O mais roqueiro dos jazzistas ou o mais jazzista dos roqueiros?
Em meados dos anos 1960 existia uma rixa – ainda que indireta – entre o jazz e o rock. Enquanto os músicos de jazz se ressentiam de perder sua estabilidade nas paradas para os novos nomes do rock, como os Beatles e os Stones, os roqueiros se irritavam com o nariz empinado com que os jazzistas se colocavam diante deles, chamando-os de instrumentistas de segunda classe ou, na melhor das hipóteses, músicos inexperientes demais.
Se a partir de 1966/1967 o rock começou a incorporar – ainda que de maneira lenta, é verdade – elementos jazzísticos em sua alquimia, dando o pontapé inicial para o nascimento do que iria ser o rock progressivo, o jazz sofria com uma espécie de bloqueio em incorporar melodias ligadas ao rhythm´n´blues e ao folk, principalmente pelo fato de os artistas mais tradicionais – e parte da crítica especializada no gênero – pensarem que assim estariam dando um atestado público de que o estilo precisava de mudanças. Muitos achavam que essa união seria longa, gradativa e dolorosa.
Porém, coube a Miles Davis, de novo e mais uma vez, o pioneirismo e a ousadia de fazer essa união de forma radical, grandiosa e genial. Davis, cansado da mesmice estética na qual o jazz se encontrava, começou a estudar uma nova abordagem e uma nova forma de se apresentar para o seu público.
Em agosto de 1969, ele reuniu um grupo de talentosíssimos músicos e decidiu unir o jazz a elementos africanos, como o blues, o funk e um certo tempero latino. A partir daí nasceria um dos discos mais influentes, geniais e polêmicos da história da música. Bitches Brew seria responsável pelo nascimento de um novo estilo de jazz, o fusion, que por sua vez se constituiria em uma das principais influências de boa parte do rock progressivo da primeira metade da década de 1970.
Em seus quase 100 minutos, o que vemos é um artista despedaçando e reconstruindo um gênero musical de forma genial e poucas vezes vista. Temos a bombástica Pharaoh’s Dance e a antológica faixa-título, altamente introspectiva e com algumas explosões sonoras.
Vemos Miles utilizar o talento de seus músicos de forma quase obsessiva, seja na empolgante Sanctuary e, mais especificamente, em Miles Runs the Voodoo Dow, que mescla de forma impressionante o blues, o jazz e uma pitada de música africana quatorze minutos de pura magia sonora. Uma dica: fiquem atentos nessa faixa aos solos do sax de Wayne Shorter e do teclado de Chick Corea, absolutamente arrasadores.

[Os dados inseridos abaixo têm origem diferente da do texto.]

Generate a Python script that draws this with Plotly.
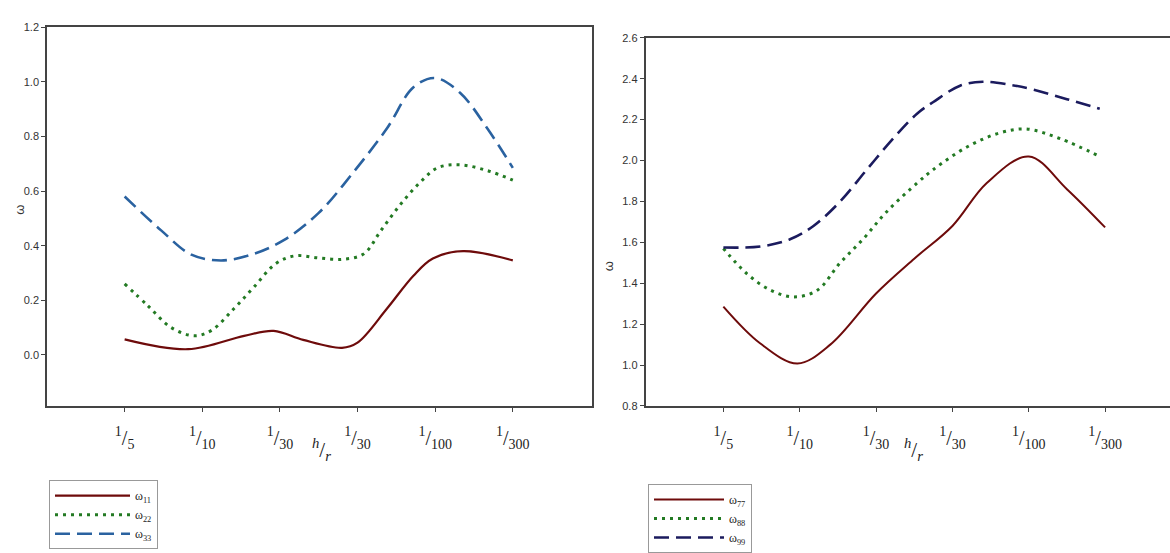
import plotly.graph_objects as go

# ---------------- data (x in category-index units) ----------------
tick_labels = ["<sup>1</sup>/<sub>5</sub>", "<sup>1</sup>/<sub>10</sub>", "<sup>1</sup>/<sub>30</sub>",
               "<sup>1</sup>/<sub>30</sub>", "<sup>1</sup>/<sub>100</sub>", "<sup>1</sup>/<sub>300</sub>"]
tick_pos = [0, 1, 2, 3, 4, 5]
x_title = "<i><sup>h</sup></i>/<i><sub>r</sub></i>"
y_title = "ω"

# Left panel
w11_x = [0, 0.82, 1.54, 1.92, 2.3, 2.8, 3.0, 3.38, 3.72, 3.97, 4.36, 5.0]
w11_y = [0.057, 0.021, 0.07, 0.088, 0.055, 0.026, 0.045, 0.17, 0.29, 0.353, 0.38, 0.346]

w22_x = [0, 0.3, 0.6, 0.9, 1.12, 1.41, 1.67, 1.95, 2.2, 2.5, 2.8, 3.08, 3.3, 3.55, 3.8, 4.03, 4.32, 4.67, 5.0]
w22_y = [0.26, 0.18, 0.10, 0.07, 0.09, 0.17, 0.25, 0.335, 0.363, 0.355, 0.35, 0.37, 0.455, 0.55, 0.63,
         0.685, 0.696, 0.675, 0.64]

w33_x = [0, 0.47, 0.86, 1.24, 1.63, 2.05, 2.5, 2.95, 3.38, 3.72, 4.0, 4.32, 4.67, 5.0]
w33_y = [0.58, 0.456, 0.367, 0.346, 0.367, 0.42, 0.52, 0.67, 0.83, 0.98, 1.014, 0.96, 0.83, 0.685]

# Right panel
w77_x = [0, 0.48, 0.97, 1.4, 2.0, 2.5, 3.0, 3.45, 4.0, 4.5, 5.0]
w77_y = [1.286, 1.107, 1.008, 1.10, 1.35, 1.52, 1.68, 1.89, 2.02, 1.86, 1.673]

w88_x = [0, 0.31, 0.62, 0.92, 1.23, 1.53, 1.83, 2.14, 2.55, 2.75, 3.19, 3.62, 3.97, 4.41, 4.93]
w88_y = [1.57, 1.446, 1.366, 1.333, 1.366, 1.50, 1.616, 1.75, 1.894, 1.956, 2.066, 2.135, 2.154, 2.107, 2.02]

w99_x = [0, 0.49, 0.88, 1.18, 1.53, 1.88, 2.23, 2.54, 2.75, 3.1, 3.4, 3.76, 4.06, 4.5, 4.93]
w99_y = [1.575, 1.58, 1.616, 1.68, 1.80, 1.956, 2.11, 2.23, 2.286, 2.366, 2.385, 2.37, 2.347, 2.30, 2.253]

# ---------------- styles ----------------
RED = "#6e0b0b"
GREEN = "#237a23"
BLUE = "#2a62a0"
NAVY = "#1b1b5e"
AXC = "#444444"
SERIF = "Liberation Serif"
SANS = "Liberation Sans"

fig = go.Figure()

def add(x, y, name, color, dash, width, xa, ya, legend):
    fig.add_trace(go.Scatter(
        x=x, y=y, mode="lines", name=name,
        line=dict(color=color, dash=dash, width=width, shape="spline", smoothing=1.0),
        xaxis=xa, yaxis=ya, legend=legend, hoverinfo="skip"))

add(w11_x, w11_y, "ω<sub>11</sub>", RED, "solid", 2.2, "x", "y", "legend")
add(w22_x, w22_y, "ω<sub>22</sub>", GREEN, "3px,5px", 3, "x", "y", "legend")
add(w33_x, w33_y, "ω<sub>33</sub>", BLUE, "15px,7px", 2.6, "x", "y", "legend")

add(w77_x, w77_y, "ω<sub>77</sub>", RED, "solid", 2.0, "x2", "y2", "legend2")
add(w88_x, w88_y, "ω<sub>88</sub>", GREEN, "3px,5px", 3, "x2", "y2", "legend2")
add(w99_x, w99_y, "ω<sub>99</sub>", NAVY, "15px,7px", 2.6, "x2", "y2", "legend2")

W, H = 1170, 553

xcommon = dict(tickvals=tick_pos, ticktext=tick_labels, showline=True, linecolor=AXC, linewidth=1.5,
               ticks="outside", ticklen=4, tickcolor=AXC, showgrid=False, zeroline=False,
               ticklabelstandoff=9,
               tickfont=dict(family=SERIF, size=20, color="#222"))
ycommon = dict(showline=True, linecolor=AXC, linewidth=1.5, ticks="outside", ticklen=4,
               tickcolor=AXC, showgrid=False, zeroline=False, tickformat=".1f",
               tickfont=dict(family=SANS, size=11, color="#333"))

fig.update_layout(
    width=W, height=H, margin=dict(l=0, r=0, t=0, b=0),
    paper_bgcolor="white", plot_bgcolor="white",
    xaxis=dict(**xcommon, domain=[47 / W, 592 / W], range=[-1.0, 6.02], mirror=True, anchor="y"),
    yaxis=dict(**ycommon, domain=[1 - 415 / H, 1 - 22 / H], range=[-0.187, 1.2],
               tickvals=[0, 0.2, 0.4, 0.6, 0.8, 1.0, 1.2], mirror=True, anchor="x"),
    xaxis2=dict(**xcommon, domain=[645.5 / W, 1.0], range=[-1.02, 5.85], mirror=True, anchor="y2"),
    yaxis2=dict(**ycommon, domain=[1 - 415 / H, 1 - 33 / H], range=[0.8, 2.6],
                tickvals=[0.8, 1.0, 1.2, 1.4, 1.6, 1.8, 2.0, 2.2, 2.4, 2.6], mirror=False, anchor="x2"),
    legend=dict(x=49 / W, y=1 - 492 / H, xanchor="left", yanchor="top", bgcolor="white",
                bordercolor="#999", borderwidth=1, itemwidth=75, tracegroupgap=0,
                font=dict(family=SERIF, size=12, color="#222")),
    legend2=dict(x=648 / W, y=1 - 496 / H, xanchor="left", yanchor="top", bgcolor="white",
                 bordercolor="#999", borderwidth=1, itemwidth=70, tracegroupgap=0,
                 font=dict(family=SERIF, size=12, color="#222")),
    annotations=[
        dict(text=y_title, xref="paper", yref="paper", x=10 / W, y=1 - 212 / H, showarrow=False,
             textangle=-90, font=dict(family=SANS, size=13, color="#333")),
        dict(text=y_title, xref="paper", yref="paper", x=608 / W, y=1 - 270 / H, showarrow=False,
             textangle=-90, font=dict(family=SANS, size=13, color="#333")),
        dict(text=x_title, xref="paper", yref="paper", x=321 / W, y=1 - 460 / H, showarrow=False,
             xanchor="center", yanchor="middle", font=dict(family=SERIF, size=21, color="#222")),
        dict(text=x_title, xref="paper", yref="paper", x=913 / W, y=1 - 460 / H, showarrow=False,
             xanchor="center", yanchor="middle", font=dict(family=SERIF, size=21, color="#222")),
    ],
    showlegend=True,
)

fig.write_html("out.html", config={"displayModeBar": False},
               post_script="document.body.style.margin='0';")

O grande prazer de ouvir o álbum é perceber que Miles, além de só chamar instrumentistas de primeira linha, fazia muito bom uso deles, utilizando suas capacidades muitas vezes à exaustão. Dizem que na faixa John McLaughlin o excelente guitarrista cuja canção foi batizada com o seu nome ouvia poucas e boas de Davis por, na opinião do mestre, não estar explorando todo o seu talento.
Ao ser lançado, Bitches Brew causou um estardalhaço, tanto na crítica quanto no público. Ambos ficaram extremamente divididos, classificando o trabalho tanto de inovador e brilhante como de pretensioso e desnecessário. Apesar das controvérsias, ou por causa delas, Bitches Brew alcançou o top 10 norte-americano, vendendo mais de 500 mil cópias, um feito impressionante para um álbum de jazz.
Para o rock progressivo, o impacto não foi menor. Muitos músicos de prog rock (Robert Fripp, Robert Wyatt, John Wetton, Bill Brufford, Phil Collins, entre muitos outros) afirmam que Bitches Brew influenciou, e muito, a direção musical que seguiriam posteriormente.
Além disso, a própria cena progressiva viria a ser muito influenciada pelo fusion, com bandas incorporando elementos daquela nova e inovadora musicalidade em seu DNA. O King Crimson de 1972-74 e o Soft Machine pós-1970 são os exemplos mais evidentes.
Após Bitches Brew, Miles Davis ficaria ainda mais extremo, explorando em sua totalidade as possibilidades do fusion, lançando os excelentes On the Corner (1972) e Get Up With It (1974), além de fazer o caminho inverso e fazer o rock soar como jazz em A Tribute to Jack Johnson, de 1971.
Todos álbuns excelentes, porém sem o mesmo impacto comercial e cultural causado pelo disco de 1969, um verdadeiro divisor de águas em sua carreira.